There are several options for entrepreneurs once an acquisition is complete: staying on as an employee of the parent company, serving as a consultant, or immediately withdrawing. Various factors on both sides – the entrepreneur and the new owner – come into play.

Advisors who specialize in integrating acquisitions say that it’s best to have some kind of roadmap in place to eventually disconnect the entrepreneur from the acquired company. The first step is realizing that no one is irreplaceable – not even a company founder.

“Sometimes you think, ‘Oh, the business will die without this person after a year,’” says Nathan Gampel, founder and CEO of Simpel and Associates LLC. “But I would say back to the investor, ‘If you’re buying a business that is so entangled with one single person, should you really be buying that business?’ ”

Gampel says that when deciding how long to keep an entrepreneur around, the acquiring company needs to balance the necessity for retaining her expertise against what he calls “the jerk factor” – an entrepreneur’s inability to adjust to the new ownership situation.

“Is this person going to be a jerk? Is this person going to create friction?” Gampel says. “Is this person going to create problems for leadership because she might feel that she would do something one way, only now it’s owned by someone else, and they’re taking her baby and changing it?”

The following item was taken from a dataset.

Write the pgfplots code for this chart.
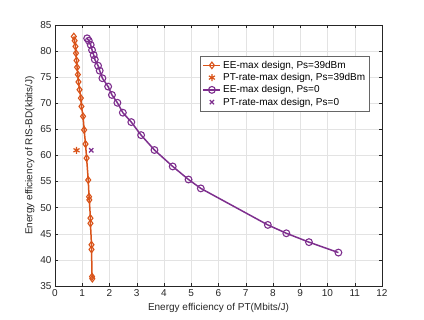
\documentclass[border=0pt]{standalone}
\usepackage{pgfplots}
\pgfplotsset{compat=1.18}
\usepackage{fontspec}
\setmainfont{Liberation Sans}
\definecolor{morange}{rgb}{0.85,0.325,0.098}
\definecolor{mpurple}{rgb}{0.494,0.184,0.556}
\definecolor{maxis}{rgb}{0.15,0.15,0.15}
\begin{document}
\begin{tikzpicture}
\path[use as bounding box] (-55pt,-34pt) rectangle (369pt,286pt);
\begin{axis}[
    scale only axis,
    width=327pt, height=261pt,
    xmin=0, xmax=12, ymin=35, ymax=85,
    xtick={0,1,...,12}, ytick={35,40,...,85},
    xlabel={Energy efficiency of PT(Mbits/J)},
    ylabel={Energy efficiency of RIS-BD(kbits/J)},
    grid=major, grid style={gray!22, line width=0.4pt},
    axis line style={maxis, line width=0.4pt},
    tick style={maxis, line width=0.4pt},
    tick align=inside, major tick length=3pt,
    ticklabel style={font=\normalsize, text=black!85},
    label style={font=\normalsize, text=black!85},
    xlabel style={yshift=0pt},
    ylabel style={yshift=-1pt},
    /pgf/number format/assume math mode=true,
    legend cell align=left,
    legend style={at={(0.963,0.88)}, anchor=north east, draw=black!60,
        fill=white, font=\normalsize, row sep=-0.5pt, inner sep=2.5pt},
]
\addplot[morange, line width=1.5pt, mark=diamond, mark size=3.3pt,
    mark options={line width=1.1pt, solid}] coordinates {
(0.69,82.8) (0.72,82.0) (0.75,80.9) (0.77,79.6) (0.79,78.2) (0.81,76.9)
(0.84,75.5) (0.86,74.1) (0.90,72.6) (0.95,71.0) (0.97,69.4) (1.03,67.5)
(1.07,64.9) (1.12,62.2) (1.16,59.5) (1.22,55.3) (1.25,52.1) (1.26,51.5)
(1.30,48.0) (1.30,47.0) (1.34,42.9) (1.34,42.0) (1.36,36.8) (1.37,36.4)
};
\addlegendentry{EE-max design, Ps=39dBm}
\addplot[morange, only marks, mark=asterisk, mark size=3.5pt,
    mark options={line width=1.2pt}] coordinates {(0.79,61.0)};
\addlegendentry{PT-rate-max design, Ps=39dBm}
\addplot[mpurple, line width=1.5pt, mark=o, mark size=3.4pt,
    mark options={line width=1.1pt, solid}] coordinates {
(1.18,82.45) (1.24,82.0) (1.31,81.2) (1.36,80.2) (1.42,79.25) (1.46,78.4)
(1.58,77.2) (1.64,76.25) (1.74,74.8) (1.95,73.2) (2.09,71.6) (2.29,70.1)
(2.49,68.2) (2.80,66.4) (3.16,63.9) (3.65,61.05) (4.32,57.9) (4.90,55.4)
(5.35,53.7) (7.81,46.7) (8.49,45.1) (9.32,43.4) (10.40,41.4)
};
\addlegendentry{EE-max design, Ps=0}
\addplot[mpurple, only marks, mark=x, mark size=3pt,
    mark options={line width=1.3pt}] coordinates {(1.33,61.0)};
\addlegendentry{PT-rate-max design, Ps=0}
\end{axis}
\end{tikzpicture}
\end{document}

Tripathy of Kaufman Rossin says that it’s common for entrepreneurs to have a tough time letting go. “If unique expertise is not a consideration, I would opt for a consulting role for the founder for say 12 months - perhaps tied to holding back 10% to 20% of the purchase price, which would be paid out at the end - with a full departure at the end of that period.”

Acquiring innovative companies is a great way for big corporations to refresh their product portfolio, but integration of the new company is often fraught with challenges. Handling them properly ensures that the acquisition fulfills the potential that inspired the purchase in the first place.